**YOUR OBJECTIVE**
Give back an exact copy of the lines from the start of the material through the line bearing "9.36, 9.24, 9.11]". Include both ends and nothing else.

**GIVEN ENTRIES**

____

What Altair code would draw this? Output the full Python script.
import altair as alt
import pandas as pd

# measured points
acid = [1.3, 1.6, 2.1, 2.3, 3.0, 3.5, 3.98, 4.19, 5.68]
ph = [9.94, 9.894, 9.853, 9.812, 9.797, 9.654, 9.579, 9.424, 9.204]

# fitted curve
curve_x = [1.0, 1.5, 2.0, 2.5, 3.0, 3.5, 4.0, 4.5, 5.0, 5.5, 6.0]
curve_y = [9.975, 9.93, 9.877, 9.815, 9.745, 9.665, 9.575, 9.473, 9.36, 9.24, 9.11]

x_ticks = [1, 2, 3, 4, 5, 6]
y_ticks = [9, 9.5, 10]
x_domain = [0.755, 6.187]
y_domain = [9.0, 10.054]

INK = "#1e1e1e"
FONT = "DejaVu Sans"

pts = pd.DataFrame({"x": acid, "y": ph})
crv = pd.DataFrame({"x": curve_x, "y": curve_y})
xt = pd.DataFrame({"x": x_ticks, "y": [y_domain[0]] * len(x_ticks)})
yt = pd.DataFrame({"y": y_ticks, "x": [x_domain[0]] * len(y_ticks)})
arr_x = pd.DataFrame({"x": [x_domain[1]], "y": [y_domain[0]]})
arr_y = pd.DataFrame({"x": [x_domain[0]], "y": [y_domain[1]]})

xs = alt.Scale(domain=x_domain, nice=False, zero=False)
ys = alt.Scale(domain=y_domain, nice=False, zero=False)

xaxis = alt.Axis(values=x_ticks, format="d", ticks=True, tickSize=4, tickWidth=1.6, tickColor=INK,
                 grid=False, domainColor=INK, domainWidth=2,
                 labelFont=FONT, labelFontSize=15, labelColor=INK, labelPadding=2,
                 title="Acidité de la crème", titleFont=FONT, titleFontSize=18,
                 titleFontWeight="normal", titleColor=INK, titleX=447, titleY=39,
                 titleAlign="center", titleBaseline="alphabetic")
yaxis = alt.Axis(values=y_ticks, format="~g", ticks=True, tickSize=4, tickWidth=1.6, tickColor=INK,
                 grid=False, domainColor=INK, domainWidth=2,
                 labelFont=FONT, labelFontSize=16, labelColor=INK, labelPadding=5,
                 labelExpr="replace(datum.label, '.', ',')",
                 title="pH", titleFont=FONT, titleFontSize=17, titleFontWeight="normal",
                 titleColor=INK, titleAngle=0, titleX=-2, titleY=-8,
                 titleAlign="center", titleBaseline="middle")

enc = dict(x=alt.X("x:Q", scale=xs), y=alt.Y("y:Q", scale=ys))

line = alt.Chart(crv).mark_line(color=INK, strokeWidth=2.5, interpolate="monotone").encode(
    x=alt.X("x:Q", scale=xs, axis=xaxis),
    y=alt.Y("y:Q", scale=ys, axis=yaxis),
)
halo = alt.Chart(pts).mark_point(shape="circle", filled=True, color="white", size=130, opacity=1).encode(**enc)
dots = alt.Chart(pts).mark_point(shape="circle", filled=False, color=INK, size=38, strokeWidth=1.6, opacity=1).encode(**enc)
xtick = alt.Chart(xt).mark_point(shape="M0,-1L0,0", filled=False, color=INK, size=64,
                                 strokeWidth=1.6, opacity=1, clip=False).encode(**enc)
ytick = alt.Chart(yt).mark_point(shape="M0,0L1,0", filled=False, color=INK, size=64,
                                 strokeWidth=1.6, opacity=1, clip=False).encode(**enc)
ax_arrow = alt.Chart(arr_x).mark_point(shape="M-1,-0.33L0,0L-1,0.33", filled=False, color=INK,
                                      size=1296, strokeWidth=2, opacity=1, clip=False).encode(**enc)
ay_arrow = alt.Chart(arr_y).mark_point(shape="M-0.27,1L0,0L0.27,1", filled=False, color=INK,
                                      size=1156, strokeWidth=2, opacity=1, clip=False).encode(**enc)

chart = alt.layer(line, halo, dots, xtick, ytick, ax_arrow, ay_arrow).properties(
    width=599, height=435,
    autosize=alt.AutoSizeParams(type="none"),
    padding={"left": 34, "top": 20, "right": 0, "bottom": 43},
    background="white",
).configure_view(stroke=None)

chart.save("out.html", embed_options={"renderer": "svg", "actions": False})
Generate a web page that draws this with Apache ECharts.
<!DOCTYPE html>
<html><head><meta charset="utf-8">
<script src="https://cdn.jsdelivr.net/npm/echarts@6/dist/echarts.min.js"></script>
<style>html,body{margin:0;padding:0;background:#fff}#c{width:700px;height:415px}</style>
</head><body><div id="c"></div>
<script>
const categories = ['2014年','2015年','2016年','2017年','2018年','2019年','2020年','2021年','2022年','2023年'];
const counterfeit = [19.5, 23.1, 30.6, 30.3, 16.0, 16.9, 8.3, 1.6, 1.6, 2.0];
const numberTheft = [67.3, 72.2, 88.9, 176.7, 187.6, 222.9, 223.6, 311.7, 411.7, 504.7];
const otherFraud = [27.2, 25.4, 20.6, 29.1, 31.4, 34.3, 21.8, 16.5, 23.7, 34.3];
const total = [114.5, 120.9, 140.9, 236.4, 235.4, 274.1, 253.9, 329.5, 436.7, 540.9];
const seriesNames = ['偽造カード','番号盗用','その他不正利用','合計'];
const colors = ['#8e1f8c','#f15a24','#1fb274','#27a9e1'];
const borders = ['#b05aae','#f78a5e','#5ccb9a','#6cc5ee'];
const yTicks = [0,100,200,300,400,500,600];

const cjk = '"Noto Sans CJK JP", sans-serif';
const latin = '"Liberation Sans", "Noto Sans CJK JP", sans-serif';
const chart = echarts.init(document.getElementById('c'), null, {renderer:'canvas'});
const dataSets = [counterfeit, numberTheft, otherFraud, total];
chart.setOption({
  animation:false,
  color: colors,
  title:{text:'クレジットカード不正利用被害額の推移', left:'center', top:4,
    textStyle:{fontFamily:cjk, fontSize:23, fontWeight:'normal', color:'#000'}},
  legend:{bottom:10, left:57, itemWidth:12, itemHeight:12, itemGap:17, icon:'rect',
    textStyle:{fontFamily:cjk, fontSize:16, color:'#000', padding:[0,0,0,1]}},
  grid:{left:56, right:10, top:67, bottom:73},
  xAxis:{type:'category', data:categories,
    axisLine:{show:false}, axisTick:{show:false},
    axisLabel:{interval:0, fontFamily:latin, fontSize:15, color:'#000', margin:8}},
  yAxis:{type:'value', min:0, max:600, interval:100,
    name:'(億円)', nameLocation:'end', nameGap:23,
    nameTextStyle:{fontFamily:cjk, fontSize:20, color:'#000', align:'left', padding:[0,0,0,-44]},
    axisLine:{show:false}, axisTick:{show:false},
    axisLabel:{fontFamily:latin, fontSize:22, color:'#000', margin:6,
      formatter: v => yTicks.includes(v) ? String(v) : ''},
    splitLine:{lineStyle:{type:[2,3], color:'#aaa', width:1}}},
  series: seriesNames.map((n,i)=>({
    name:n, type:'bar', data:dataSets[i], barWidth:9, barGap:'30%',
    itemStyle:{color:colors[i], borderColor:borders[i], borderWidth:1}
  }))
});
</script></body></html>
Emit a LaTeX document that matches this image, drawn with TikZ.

____

**COMPLETE RESPONSE**
What Altair code would draw this? Output the full Python script.
import altair as alt
import pandas as pd

# measured points
acid = [1.3, 1.6, 2.1, 2.3, 3.0, 3.5, 3.98, 4.19, 5.68]
ph = [9.94, 9.894, 9.853, 9.812, 9.797, 9.654, 9.579, 9.424, 9.204]

# fitted curve
curve_x = [1.0, 1.5, 2.0, 2.5, 3.0, 3.5, 4.0, 4.5, 5.0, 5.5, 6.0]
curve_y = [9.975, 9.93, 9.877, 9.815, 9.745, 9.665, 9.575, 9.473, 9.36, 9.24, 9.11]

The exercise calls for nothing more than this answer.